Depuis son incarcération, Boualem Sansal bénéficie d’une forte mobilisation en sa faveur, aussi bien en Algérie qu’à l’international. Outre les appels de ses proches et de son avocat, de nombreuses voix se sont élevées pour réclamer sa libération au nom de la liberté d’expression.
En France, une pétition lancée par les éditions Gallimard a recueilli près de 50 000 signatures. Un rassemblement s’est tenu le 12 décembre devant l’ambassade d’Algérie à Paris pour dénoncer « l’acharnement » contre l’écrivain. Le Quai d’Orsay a de son côté fait part de sa « vive préoccupation » et appelé à « un traitement digne et humain ».
Le Parlement européen a voté le 15 décembre une résolution demandant « la libération immédiate et inconditionnelle » de Sansal, qualifié de « prisonnier d’opinion ». L’ONG Amnesty International, le Pen Club et Reporters sans Frontières ont eux aussi condamné son arrestation et exigé sa remise en liberté.
En Algérie, si l’affaire divise, des intellectuels, des artistes et des défenseurs des droits humains se sont mobilisés pour apporter leur soutien. Un comité réunissant des personnalités comme le sociologue Lahouari Addi ou le militant Fodil Boumala a été créé. Des rassemblements se sont tenus à Alger, Oran et Tizi Ouzou malgré l’interdiction des autorités.
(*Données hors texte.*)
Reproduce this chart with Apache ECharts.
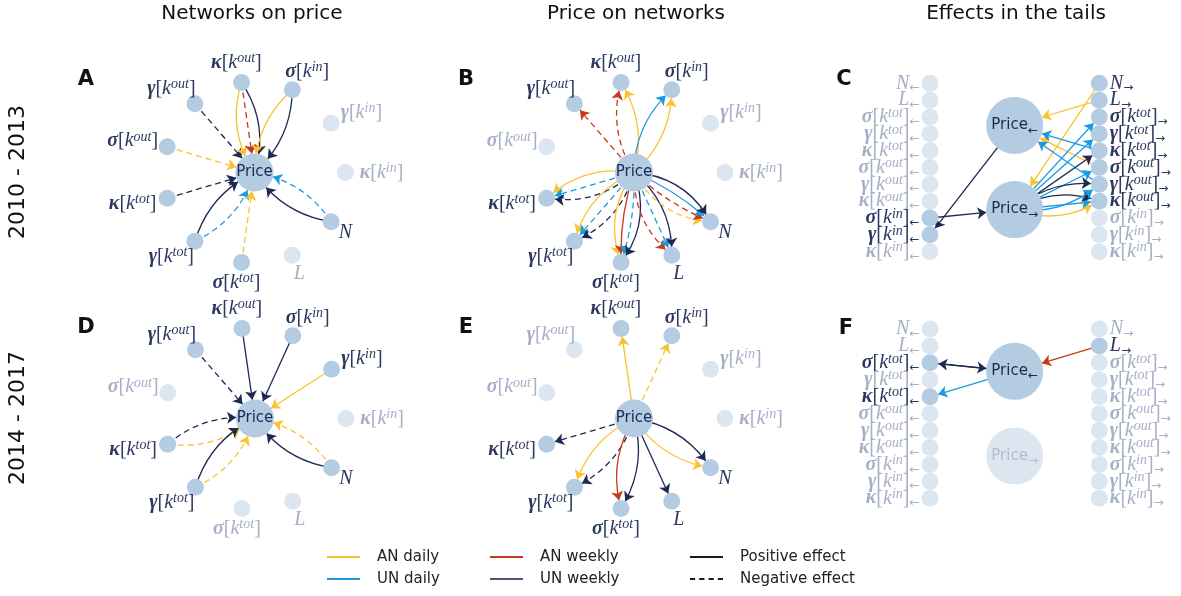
<!DOCTYPE html>
<html><head><meta charset="utf-8">
<script src="https://cdn.jsdelivr.net/npm/echarts@6/dist/echarts.min.js"></script>
<style>html,body{margin:0;padding:0;background:#fff}#c{width:1181px;height:596px}</style>
</head><body><div id="c"></div><script>
// ---------------- data ----------------
// ring order, counter-clockwise starting east
const ringIds = ['kin','gin','sin','kout','gout','sout','ktot','gtot','stot','L','N'];
// tail columns, top to bottom
const tailIds = ['N','L','stot','gtot','ktot','sout','gout','kout','sin','gin','kin'];
const nodeTex = {
  kin:['κ','in'], gin:['γ','in'], sin:['σ','in'],
  kout:['κ','out'], gout:['γ','out'], sout:['σ','out'],
  ktot:['κ','tot'], gtot:['γ','tot'], stot:['σ','tot'],
  L:null, N:null
};
// edges: [source, target, network/frequency, sign]
// AD = AN daily, AW = AN weekly, UD = UN daily, UW = UN weekly
const edgesA = [
  ['gout','P','UW','-'],
  ['kout','P','AD','+'],['kout','P','AW','-'],['kout','P','UW','+'],
  ['sin','P','AD','+'],['sin','P','UW','+'],
  ['sout','P','AD','-'],
  ['ktot','P','UW','-'],
  ['gtot','P','UD','-'],['gtot','P','UW','+'],
  ['stot','P','AD','-'],
  ['N','P','UD','-'],['N','P','UW','+']
];
const edgesB = [
  ['P','gout','AW','-'],
  ['P','kout','AD','+'],['P','kout','AW','-'],
  ['P','sin','AD','+'],['P','sin','UD','+'],
  ['P','ktot','AD','+'],['P','ktot','UD','-'],['P','ktot','UW','-'],
  ['P','gtot','AD','+'],['P','gtot','UD','-'],['P','gtot','UW','-'],
  ['P','stot','AD','+'],['P','stot','AW','+'],['P','stot','UD','-'],['P','stot','UW','+'],
  ['P','L','AW','-'],['P','L','UD','-'],['P','L','UW','+'],
  ['P','N','AD','-'],['P','N','AW','-'],['P','N','UD','+'],['P','N','UW','+']
];
const edgesD = [
  ['gout','P','UW','-'],
  ['kout','P','UW','+'],
  ['sin','P','UW','+'],
  ['gin','P','AD','+'],
  ['ktot','P','AD','-'],['ktot','P','UW','-'],
  ['gtot','P','AD','-'],['gtot','P','UW','+'],
  ['N','P','AD','-'],['N','P','UW','+']
];
const edgesE = [
  ['P','kout','AD','+'],
  ['P','sin','AD','-'],
  ['P','ktot','UW','-'],
  ['P','gtot','AD','+'],['P','gtot','UW','-'],
  ['P','stot','AW','+'],['P','stot','UW','+'],
  ['P','L','UW','+'],
  ['P','N','AD','+'],['P','N','UW','+']
];
// tails: '<' = left tail, '>' = right tail
const edgesC = [
  ['L>','P<','AD','+'],
  ['N>','P>','AD','+'],
  ['sout>','P<','AD','+'],
  ['P>','kout>','AD','+'],
  ['ktot>','P<','UD','+'],
  ['gout>','P<','UD','+'],
  ['P>','stot>','UD','+'],
  ['P>','gtot>','UD','+'],
  ['P>','sout>','UD','+'],
  ['P>','gout>','UD','+'],
  ['P>','kout>','UD','+'],
  ['P>','ktot>','UW','+'],
  ['P>','gout>','UW','+'],
  ['P>','kout>','UW','+'],
  ['P<','gin<','UW','+'],
  ['sin<','P>','UW','+']
];
const edgesF = [
  ['P<','stot<','UW','+'],
  ['stot<','P<','UW','+'],
  ['P<','ktot<','UD','+'],
  ['L>','P<','AW','+']
];
const columnTitles = ['Networks on price','Price on networks','Effects in the tails'];
const rowTitles = ['2010 - 2013','2014 - 2017'];
const panelLetters = ['A','B','C','D','E','F'];
const legendNames = ['AN daily','UN daily','AN weekly','UN weekly','Positive effect','Negative effect'];

// ---------------- styles ----------------
const typeColor = {AD:'#fcc12e', AW:'#c9381a', UD:'#1a9be0', UW:'#1d2853'};
const typeOrder = {AD:0, AW:1, UD:2, UW:3};
const NODE = '#b3cce2', FADE = '#dbe6f1', TXT = '#2c3860', FTXT = '#a7afc7', PTXT = '#1d2853';
const serif = 'Liberation Serif', sans = 'DejaVu Sans';
const rich = {
  g:{fontFamily:serif, fontStyle:'italic', fontWeight:'bold', fontSize:20, lineHeight:22},
  b:{fontFamily:serif, fontSize:20, lineHeight:22},
  k:{fontFamily:serif, fontStyle:'italic', fontSize:20, lineHeight:22},
  s:{fontFamily:serif, fontStyle:'italic', fontSize:14, lineHeight:7, verticalAlign:'top'},
  ar:{fontFamily:sans, fontSize:12, lineHeight:10, verticalAlign:'bottom'},
  p:{fontFamily:sans, fontSize:15, lineHeight:22}
};
function tex(id, arrow) {
  const t = nodeTex[id];
  const a = arrow ? '{ar|' + arrow + '}' : '';
  if (!t) return '{k|' + id + '}' + a;
  return '{g|' + t[0] + '}{b|[}{k|k}{s|' + t[1] + '}{b|]}' + a;
}
const curvSets = {1:[0], 2:[-0.22,0.22], 3:[-0.24,0,0.24], 4:[-0.27,-0.09,0.09,0.27]};
function buildLinks(edges) {
  const groups = {};
  edges.forEach(e => { const k = e[0] + '|' + e[1]; (groups[k] = groups[k] || []).push(e); });
  const links = [];
  Object.keys(groups).forEach(k => {
    const g = groups[k].slice().sort((a, b) => typeOrder[a[2]] - typeOrder[b[2]]);
    const cs = curvSets[g.length];
    g.forEach((e, i) => links.push({
      source: e[0], target: e[1],
      lineStyle: {color: typeColor[e[2]], type: e[3] === '-' ? [6, 4] : 'solid', curveness: cs[i], width: 1.3, opacity: 1}
    }));
  });
  return links;
}
function activeSet(edges) { const s = new Set(); edges.forEach(e => { s.add(e[0]); s.add(e[1]); }); return s; }
function baseGraph(gi) {
  return {type:'graph', coordinateSystem:'cartesian2d', xAxisIndex:gi, yAxisIndex:gi, layout:'none',
    edgeSymbol:['none','arrow'], edgeSymbolSize:9, silent:true, animation:false,
    lineStyle:{opacity:1, width:1.3}, emphasis:{disabled:true}};
}
function ringSeries(gi, edges) {
  const on = activeSet(edges);
  const nodes = [{name:'P', value:[0,0], symbolSize:38, itemStyle:{color:NODE},
    label:{show:true, position:'inside', formatter:'{p|Price}', color:PTXT, rich}}];
  ringIds.forEach((id, i) => {
    const a = i * 2 * Math.PI / ringIds.length, c = Math.cos(a), s = Math.sin(a);
    const w = nodeTex[id] ? 52 : 14;
    nodes.push({name:id, value:[c, s], symbolSize:17, itemStyle:{color: on.has(id) ? NODE : FADE},
      label:{show:true, position:[8.5 + (10 + w / 2) * c, 8.5 - 20 * s], align:'center', verticalAlign:'middle',
        formatter: tex(id, ''), color: on.has(id) ? TXT : FTXT, rich}});
  });
  return Object.assign(baseGraph(gi), {data:nodes, links:buildLinks(edges)});
}
function tailSeries(gi, edges) {
  const on = activeSet(edges);
  const nodes = [];
  tailIds.forEach((id, i) => {
    [['<', 0, 'left'], ['>', 1, 'right']].forEach(([sfx, x, pos]) => {
      const nm = id + sfx, act = on.has(nm);
      nodes.push({name:nm, value:[x, i], symbolSize:17, itemStyle:{color: act ? NODE : FADE},
        label:{show:true, position:pos, distance:2, formatter: tex(id, sfx === '<' ? '←' : '→'), color: act ? TXT : FTXT, rich}});
    });
  });
  [['P<', 2.5, '←'], ['P>', 7.5, '→']].forEach(([nm, y, ar]) => {
    const act = on.has(nm);
    nodes.push({name:nm, value:[0.5, y], symbolSize:57, itemStyle:{color: act ? NODE : FADE},
      label:{show:true, position:'inside', formatter:'{p|Price}{ar|' + ar + '}', color: act ? PTXT : '#b0bcd0', rich}});
  });
  return Object.assign(baseGraph(gi), {data:nodes, links:buildLinks(edges)});
}

// ---------------- layout ----------------
const R = 91;
const ringCenters = [[254.5,172.5],[634,172.5],[255,418.5],[634,418.5]];
const grids = ringCenters.map(([cx, cy]) => ({left:cx - R, top:cy - R, width:2 * R, height:2 * R}));
grids.push({left:930, top:83.3, width:169.3, height:168.4});
grids.push({left:930, top:329, width:169.3, height:169.3});
const xAxes = grids.map((g, i) => i < 4 ? {type:'value', min:-1, max:1, show:false, gridIndex:i} : {type:'value', min:0, max:1, show:false, gridIndex:i});
const yAxes = grids.map((g, i) => i < 4 ? {type:'value', min:-1, max:1, show:false, gridIndex:i} : {type:'value', min:0, max:10, inverse:true, show:false, gridIndex:i});

const series = [
  ringSeries(0, edgesA), ringSeries(1, edgesB), ringSeries(2, edgesD), ringSeries(3, edgesE),
  tailSeries(4, edgesC), tailSeries(5, edgesF)
];
const legendColor = ['#fcc12e','#1a9be0','#c9381a','#4b557a','#1a1a1a','#1a1a1a'];
const solidIcon = 'path://M0,0H33V2H0Z';
const dashIcon = 'path://M0,0H5V2H0ZM9,0H14V2H9ZM18,0H23V2H18ZM27,0H32V2H27Z';
legendNames.forEach((n, i) => series.push({type:'line', name:n, data:[], xAxisIndex:0, yAxisIndex:0,
  symbol:'none', lineStyle:{color:legendColor[i], width:2}, itemStyle:{color:legendColor[i]}}));
const legendLeft = [327, 327, 490, 490, 690, 690];
const legendTop = [549, 571, 549, 571, 549, 571];
const legend = legendNames.map((n, i) => ({data:[{name:n, icon: n === 'Negative effect' ? dashIcon : solidIcon}],
  left:legendLeft[i], top:legendTop[i], padding:0, orient:'horizontal',
  itemWidth:33, itemHeight:14, selectedMode:false,
  textStyle:{fontFamily:sans, fontSize:15, lineHeight:16, color:'#222', padding:[0,0,0,12]}}));

const titleX = [252, 636, 1016];
const letterPos = [[86,80],[466,80],[844,80],[86,328],[466,328],[846,329]];
const graphic = [];
columnTitles.forEach((t, i) => graphic.push({type:'text', x:titleX[i], y:14,
  style:{text:t, textAlign:'center', textVerticalAlign:'middle', font:'20px "DejaVu Sans"', fill:'#111'}}));
rowTitles.forEach((t, i) => graphic.push({type:'text', x:18, y:[172, 418][i], rotation:Math.PI / 2,
  style:{text:t, textAlign:'center', textVerticalAlign:'middle', font:'22px "DejaVu Sans"', fill:'#111'}}));
panelLetters.forEach((t, i) => graphic.push({type:'text', x:letterPos[i][0], y:letterPos[i][1],
  style:{text:t, textAlign:'center', textVerticalAlign:'middle', font:'bold 21px "DejaVu Sans"', fill:'#111'}}));

const chart = echarts.init(document.getElementById('c'));
chart.setOption({animation:false, backgroundColor:'#fff', grid:grids, xAxis:xAxes, yAxis:yAxes, series, legend, graphic});
</script></body></html>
Dans ce climat de tensions, les révélations sur la santé fragile de Boualem Sansal et les appels à l’indulgence pourraient faire bouger les lignes. Si ses prises de position font polémique, y compris parmi ses soutiens, beaucoup estiment qu’il est temps d’adopter une approche humanitaire. Reste à savoir si cela suffira à convaincre un pouvoir algérien arc-bouté sur ses positions.